[PATCH] drm/amdkfd: enable heavy-weight TLB flush on Arcturus

Wed Jan 19 15:00:41 UTC 2022


On 2022-01-19 09:50, Russell, Kent wrote:
> [AMD Official Use Only]
>
>> -----Original Message-----
>> From: Kuehling, Felix <Felix.Kuehling at amd.com>
>> Sent: Tuesday, January 18, 2022 7:16 PM
>> To: Russell, Kent <Kent.Russell at amd.com>; Huang, JinHuiEric
>> <JinHuiEric.Huang at amd.com>; amd-gfx at lists.freedesktop.org
>> Subject: Re: [PATCH] drm/amdkfd: enable heavy-weight TLB flush on Arcturus
>>
>> Am 2022-01-18 um 7:08 p.m. schrieb Russell, Kent:
>>> One question inline
>>>
>>>
>>> *KENT RUSSELL***
>>>
>>> Sr. Software Engineer | Linux Compute Kernel
>>>
>>> 1 Commerce Valley Drive East
>>>
>>> Markham, ON L3T 7X6
>>>
>>> *O*+(1) 289-695-2122**| Ext 72122
>>>
>>>
>>> ------------------------------------------------------------------------
>>> *From:* amd-gfx <amd-gfx-bounces at lists.freedesktop.org> on behalf of
>>> Felix Kuehling <felix.kuehling at amd.com>
>>> *Sent:* Tuesday, January 18, 2022 6:36 PM
>>> *To:* Huang, JinHuiEric <JinHuiEric.Huang at amd.com>;
>>> amd-gfx at lists.freedesktop.org <amd-gfx at lists.freedesktop.org>
>>> *Subject:* Re: [PATCH] drm/amdkfd: enable heavy-weight TLB flush on
>>> Arcturus
>>>
>>> Am 2022-01-18 um 5:45 p.m. schrieb Eric Huang:
>>>> SDMA FW fixes the hang issue for adding heavy-weight TLB
>>>> flush on Arcturus, so we can enable it.
>>>>
>>>> Signed-off-by: Eric Huang <jinhuieric.huang at amd.com>
>>> Reviewed-by: Felix Kuehling <Felix.Kuehling at amd.com>
>>>
>>>
>>>> ---
>>>>   drivers/gpu/drm/amd/amdgpu/amdgpu_amdkfd_gpuvm.c |  6 ------
>>>>   drivers/gpu/drm/amd/amdkfd/kfd_chardev.c         | 10 ++++++++--
>>>>   2 files changed, 8 insertions(+), 8 deletions(-)
>>>>
>>>> diff --git a/drivers/gpu/drm/amd/amdgpu/amdgpu_amdkfd_gpuvm.c
>>> b/drivers/gpu/drm/amd/amdgpu/amdgpu_amdkfd_gpuvm.c
>>>> index a64cbbd943ba..acb4fd973e60 100644
>>>> --- a/drivers/gpu/drm/amd/amdgpu/amdgpu_amdkfd_gpuvm.c
>>>> +++ b/drivers/gpu/drm/amd/amdgpu/amdgpu_amdkfd_gpuvm.c
>>>> @@ -1892,12 +1892,6 @@ int amdgpu_amdkfd_gpuvm_map_memory_to_gpu(
>>>>                                 true);
>>>>         ret = unreserve_bo_and_vms(&ctx, false, false);
>>>>
>>>> -     /* Only apply no TLB flush on Aldebaran to
>>>> -      * workaround regressions on other Asics.
>>>> -      */
>>>> -     if (table_freed && (adev->asic_type != CHIP_ALDEBARAN))

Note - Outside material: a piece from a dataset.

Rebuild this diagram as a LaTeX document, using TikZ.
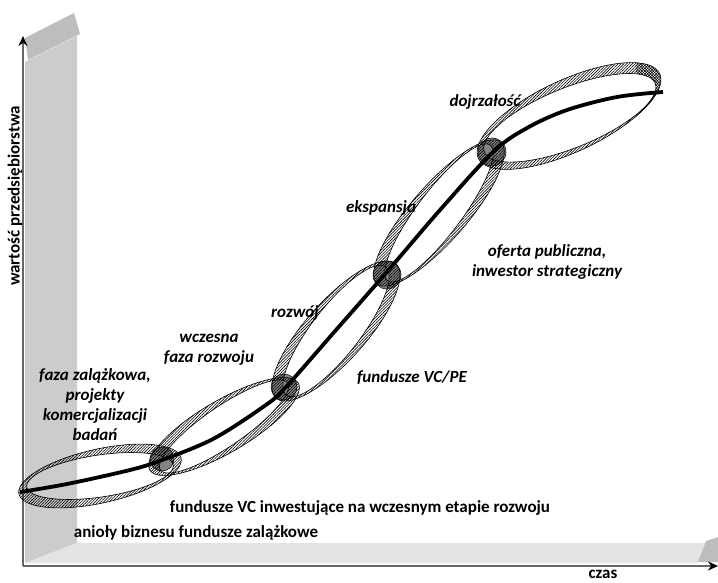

>>>> -             *table_freed = true;
>>>> -
>>>>         goto out;
>>>>
>>>>   out_unreserve:
>>>> diff --git a/drivers/gpu/drm/amd/amdkfd/kfd_chardev.c
>>> b/drivers/gpu/drm/amd/amdkfd/kfd_chardev.c
>>>> index b570c0454ce9..485d4c52c7de 100644
>>>> --- a/drivers/gpu/drm/amd/amdkfd/kfd_chardev.c
>>>> +++ b/drivers/gpu/drm/amd/amdkfd/kfd_chardev.c
>>>> @@ -1596,6 +1596,12 @@ static int
>>> kfd_ioctl_free_memory_of_gpu(struct file *filep,
>>>>         return ret;
>>>>   }
>>>>
>>>> +static bool kfd_flush_tlb_after_unmap(struct kfd_dev *dev) {
>>>> +     return KFD_GC_VERSION(dev) == IP_VERSION(9, 4, 2)
>>> Do we need to add a check for sdma ver >=8 here?

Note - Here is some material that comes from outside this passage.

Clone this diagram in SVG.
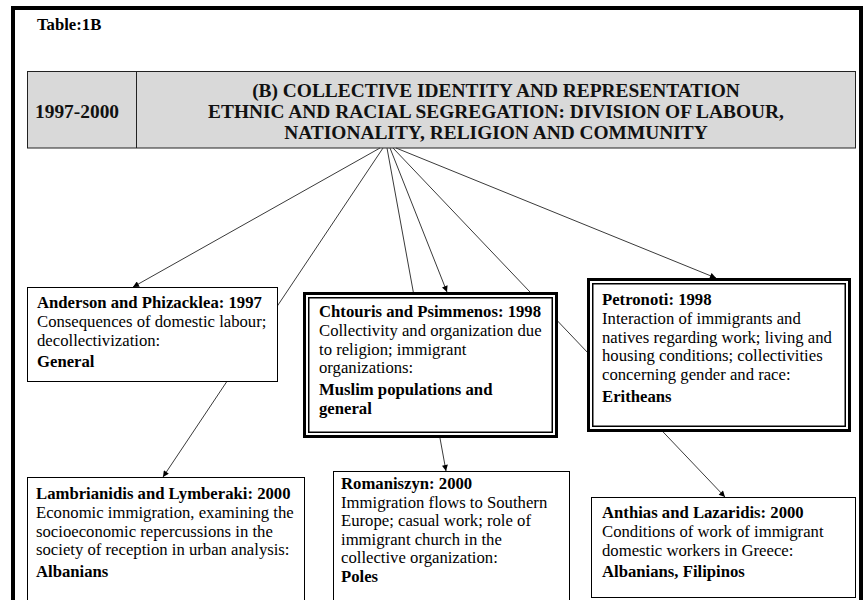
<svg xmlns="http://www.w3.org/2000/svg" width="865" height="600" viewBox="0 0 865 600">
<defs>
<style>
.t{font-family:"Liberation Serif","Times New Roman",serif;font-size:16.7px;fill:#000}
.b{font-weight:bold}
.h{font-family:"Liberation Serif","Times New Roman",serif;font-size:19.4px;font-weight:bold;fill:#111}
.box{fill:#fff;stroke:#000;stroke-width:1}
.dbo{fill:#fff;stroke:#000;stroke-width:3}
.dbi{fill:none;stroke:#000;stroke-width:1.5}
.con{stroke:#3a3a3a;stroke-width:1;fill:none;marker-end:url(#ah)}
</style>
<marker id="ah" viewBox="0 0 10 10" refX="10" refY="5" markerWidth="7" markerHeight="6" orient="auto" markerUnits="userSpaceOnUse">
<path d="M0,0 L10,5 L0,10 z" fill="#000"/>
</marker>
</defs>
<rect width="865" height="600" fill="#fff"/>
<path d="M13,602 L13,8 L861,8 L861,602" fill="none" stroke="#000" stroke-width="4"/>
<text class="t b" x="37" y="30">Table:1B</text>

<g id="header">
<rect x="27.5" y="71.5" width="828" height="76.5" fill="#d9d9d9" stroke="#222" stroke-width="1"/>
<line x1="136.5" y1="71.5" x2="136.5" y2="148" stroke="#222" stroke-width="1"/>
<text class="h" x="35" y="118">1997-2000</text>
<text class="h" x="496" y="97" text-anchor="middle">(B) COLLECTIVE IDENTITY AND REPRESENTATION</text>
<text class="h" x="496" y="118" text-anchor="middle">ETHNIC AND RACIAL SEGREGATION: DIVISION OF LABOUR,</text>
<text class="h" x="496" y="139" text-anchor="middle">NATIONALITY, RELIGION AND COMMUNITY</text>
</g>

<g id="connectors">
<line class="con" x1="380" y1="148" x2="133" y2="287"/>
<line class="con" x1="383" y1="148" x2="163" y2="477"/>
<line class="con" x1="387" y1="148" x2="446" y2="471"/>
<line class="con" x1="390" y1="148" x2="447" y2="292"/>
<line class="con" x1="393" y1="148" x2="725" y2="497"/>
<line class="con" x1="396" y1="148" x2="716" y2="278"/>
</g>

<g id="anderson">
<rect class="box" x="27.5" y="287.5" width="250" height="94"/>
<text class="t b" x="37" y="308">Anderson and Phizacklea: 1997</text>
<text class="t" x="37" y="326.8">Consequences of domestic labour;</text>
<text class="t" x="37" y="345.6">decollectivization:</text>
<text class="t b" x="37" y="366.5">General</text>
</g>

<g id="chtouris">
<rect class="dbo" x="304.5" y="293.5" width="252" height="143"/>
<rect class="dbi" x="308.75" y="297.75" width="243.5" height="134.5"/>
<text class="t b" x="319" y="317">Chtouris and Psimmenos: 1998</text>
<text class="t" x="319" y="335.8">Collectivity and organization due</text>
<text class="t" x="319" y="354.6">to religion; immigrant</text>
<text class="t" x="319" y="373.4">organizations:</text>
<text class="t b" x="319" y="395">Muslim populations and</text>
<text class="t b" x="319" y="413.8">general</text>
</g>

<g id="petronoti">
<rect class="dbo" x="588.5" y="279.5" width="261" height="151"/>
<rect class="dbi" x="592.75" y="283.75" width="252.5" height="142.5"/>
<text class="t b" x="602" y="305">Petronoti: 1998</text>
<text class="t" x="602" y="323.8">Interaction of immigrants and</text>
<text class="t" x="602" y="342.6">natives regarding work; living and</text>
<text class="t" x="602" y="361.4">housing conditions; collectivities</text>
<text class="t" x="602" y="380.2">concerning gender and race:</text>
<text class="t b" x="602" y="402">Eritheans</text>
</g>

<g id="lambrianidis">
<rect class="box" x="27.5" y="477.5" width="277" height="140"/>
<text class="t b" x="36" y="499">Lambrianidis and Lymberaki: 2000</text>
<text class="t" x="36" y="517.8">Economic immigration, examining the</text>
<text class="t" x="36" y="536.6">socioeconomic repercussions in the</text>
<text class="t" x="36" y="555.4">society of reception in urban analysis:</text>
<text class="t b" x="36" y="577">Albanians</text>
</g>

<g id="romaniszyn">
<rect class="box" x="333.5" y="471.5" width="236" height="146"/>
<text class="t b" x="341" y="489">Romaniszyn: 2000</text>
<text class="t" x="341" y="507.5">Immigration flows to Southern</text>
<text class="t" x="341" y="526">Europe; casual work; role of</text>
<text class="t" x="341" y="544.5">immigrant church in the</text>
<text class="t" x="341" y="563">collective organization:</text>
<text class="t b" x="341" y="581.5">Poles</text>
</g>

<g id="anthias">
<rect class="box" x="591.5" y="497.5" width="264" height="100"/>
<text class="t b" x="602" y="518">Anthias and Lazaridis: 2000</text>
<text class="t" x="602" y="537">Conditions of work of immigrant</text>
<text class="t" x="602" y="556">domestic workers in Greece:</text>
<text class="t b" x="602" y="577">Albanians, Filipinos</text>
</g>
</svg>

>> What's the significance of version 8 for Aldebaran? This code was
>> working on Aldebaran without a version check before. Did we ever
>> publicly release an SDMA firmware older than version 8 that for Aldebaran?
> We released v5 for Aldebaran SDMA in ROCm 4.5 . If I remember the ticket correctly, the same fix for Arcturus was required for Aldebaran and was part of SDMA v8. But Eric is obviously watching the ticket more closely than I, so I'll defer to him there.
Yes. Aldebaran has the same bug as Arcturus in SDMA, but the bug doesn't 
cause GPU hang on Aldebaran. As Felix said heavy-weight TLB flush have 
been working on Aldebaran since it was enabled, so we don't need to 
check the version for it.

Regards,
Eric
>
>   Kent
>
>> Regards,
>>    Felix
>>
>>
>>> ||
>>>> +            (KFD_GC_VERSION(dev) == IP_VERSION(9, 4, 1) &&
>>>> +             dev->adev->sdma.instance[0].fw_version >= 18);
>>>> +}
>>>> +
>>>>   static int kfd_ioctl_map_memory_to_gpu(struct file *filep,
>>>>                                         struct kfd_process *p, void
>>> *data)
>>>>   {
>>>> @@ -1692,7 +1698,7 @@ static int kfd_ioctl_map_memory_to_gpu(struct
>>> file *filep,
>>>>         }
>>>>
>>>>         /* Flush TLBs after waiting for the page table updates to
>>> complete */
>>>> -     if (table_freed) {
>>>> +     if (table_freed || !kfd_flush_tlb_after_unmap(dev)) {
>>>>                 for (i = 0; i < args->n_devices; i++) {
>>>>                         peer = kfd_device_by_id(devices_arr[i]);
>>>>                         if (WARN_ON_ONCE(!peer))
>>>> @@ -1806,7 +1812,7 @@ static int
>>> kfd_ioctl_unmap_memory_from_gpu(struct file *filep,
>>>>         }
>>>>         mutex_unlock(&p->mutex);
>>>>
>>>> -     if (KFD_GC_VERSION(dev) == IP_VERSION(9, 4, 2)) {
>>>> +     if (kfd_flush_tlb_after_unmap(dev)) {
>>>>                 err = amdgpu_amdkfd_gpuvm_sync_memory(dev->adev,
>>>>                                 (struct kgd_mem *) mem, true);
>>>>                 if (err) {